“Ricerche recenti ci dicono che i nostri ragazzi leggono la realtà e si esprimono attraverso le immagini”. Così Mons. Davide Milani, Presidente Fondazione Ente dello Spettacolo, all’incontro che si è tenuto oggi a Venezia 80 dal titolo ‘Si legge e si scrive con le immagini’. Una riflessione legata ai giovani che parte dal presupposto che oggigiorno tutti possono produrre contenuti, con qualsiasi mezzo, e diffonderli sulle varie piattaforme con molta facilità (si pensi anche alla “rivoluzione” delle prime forme di citizen journalism).

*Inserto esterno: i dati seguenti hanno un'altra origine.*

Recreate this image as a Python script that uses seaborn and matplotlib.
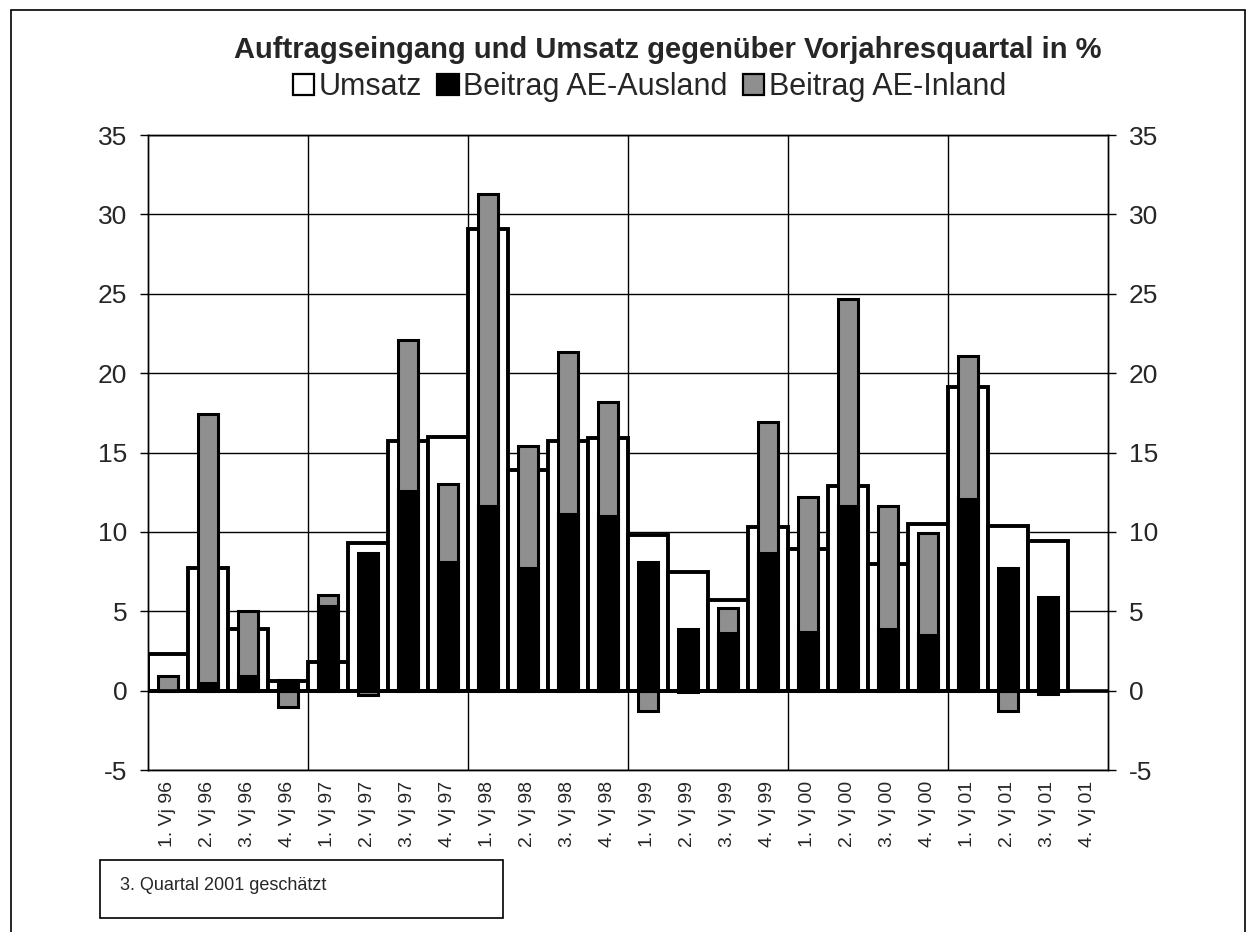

“L’università ha due funzioni studiare e insegnare- dice Franco Anelli Rettore Università Cattolica del Sacro Cuore-. Questi nuove forme di comunicazione dunque vanno comprese e approfondite. I moti dell’animo sono stati inizialmente cantati, poi qualcuno ha trascritto quello che dicevano. Abbiamo iniziato a leggere e scrivere. Ora c’è qualcosa di ancora diverso perché non è l’arte performativa, ma l’atto nell’immediatezza assoluta. Bisogna quindi capire cosa sono e collegarli al contesto. Bisogna comprendere quali sono i mutamenti antropologici dello spostamento delle relazioni interpersonali che diventano miste: dal contatto personale a quello virtuale. C’è un’ansia di rappresentarsi che arriva a dei livelli talvolta patologici. Penso a chi per esempio filma il proprio reato. La volontà di rappresentarsi si spinge a dei livelli di autolesionismo assoluto”. Nel corso dell’incontro sono intervenuti anche Fausto Colombo, Prorettore con delega alle attività di comunicazione e promozione dell’immagine, Università Cattolica del Sacro Cuore; Camilla Fracasso, studentessa Università Cattolica di Scienze dei Beni Culturali, Tik Toker; Gio Russo, laureato in Scienze e Tecnologie delle Arti e dello Spettacolo in Università Cattolica (2012), Live Content Creator e la regista Elisa Amoruso, che ha diretto il documentario Chiara Ferragni- Unposted (2019), ma anche Bellissime (2019) e tanti altri film e che quest’anno ha vinto l’Orso d’oro alla Berlinale Series per The Good Mothers.

“Bisogna imparare a leggere l’audiovisivo- commenta Fausto Colombo-. Siamo nell’era dell’abbondanza, non solo come proposta audiovisiva, ma anche come produzione. I social ci consentono montaggi e trucchi sofisticati e ci spingono a produrre. Le storie sono importanti. Per questo voglio citare una frase di Umberto Eco: chi legge vive migliaia di vite. Ecco, questo è il nostro augurio”.

“Registi oggi possiamo esserlo tutti, ma diventare un regista è ancora frutto di uno studio più approfondito”, dice Elisa Amoruso. E poi: “Nei social la comunicazione per forza di cose è immediata e bisogna avere la prontezza di generare qualcosa, ma non si ha la possibilità di estendersi per quanto riguarda la narrazione e la drammaturgia. Il creator del social media da solo può fare tutto. Al cinema non è così. I registi hanno a disposizione l’esperienza e il lavoro di tanti altri professionisti. L’istantaneità e l’immediatezza stanno alla base dei social. Io non ero una fan dei social quando ho iniziato il doc con Chiara Ferragni. Non avevo dimestichezza e lei la prima cosa ha preso il telefono per annunciare che sarei stata io la regista del film. Una comunicazione immediata che funziona su un contenuto. Nell’ultimo mio lavoro ovvero The Good Mothers ho raccontato delle storie di ‘ndrangheta che avevano proprio bisogno di una narrazione non solo filmica, ma di una serie. All’inizio della mia carriera da regista ho fatto qualche pubblicità e ogni volta i miei formati erano troppo lunghi. La forma troppo breve forse non è la mia. Preferisco quasi la fotografia. Comunque il contenuto è sempre più importante del mezzo e io spero di produrre delle emozioni che arrivino”.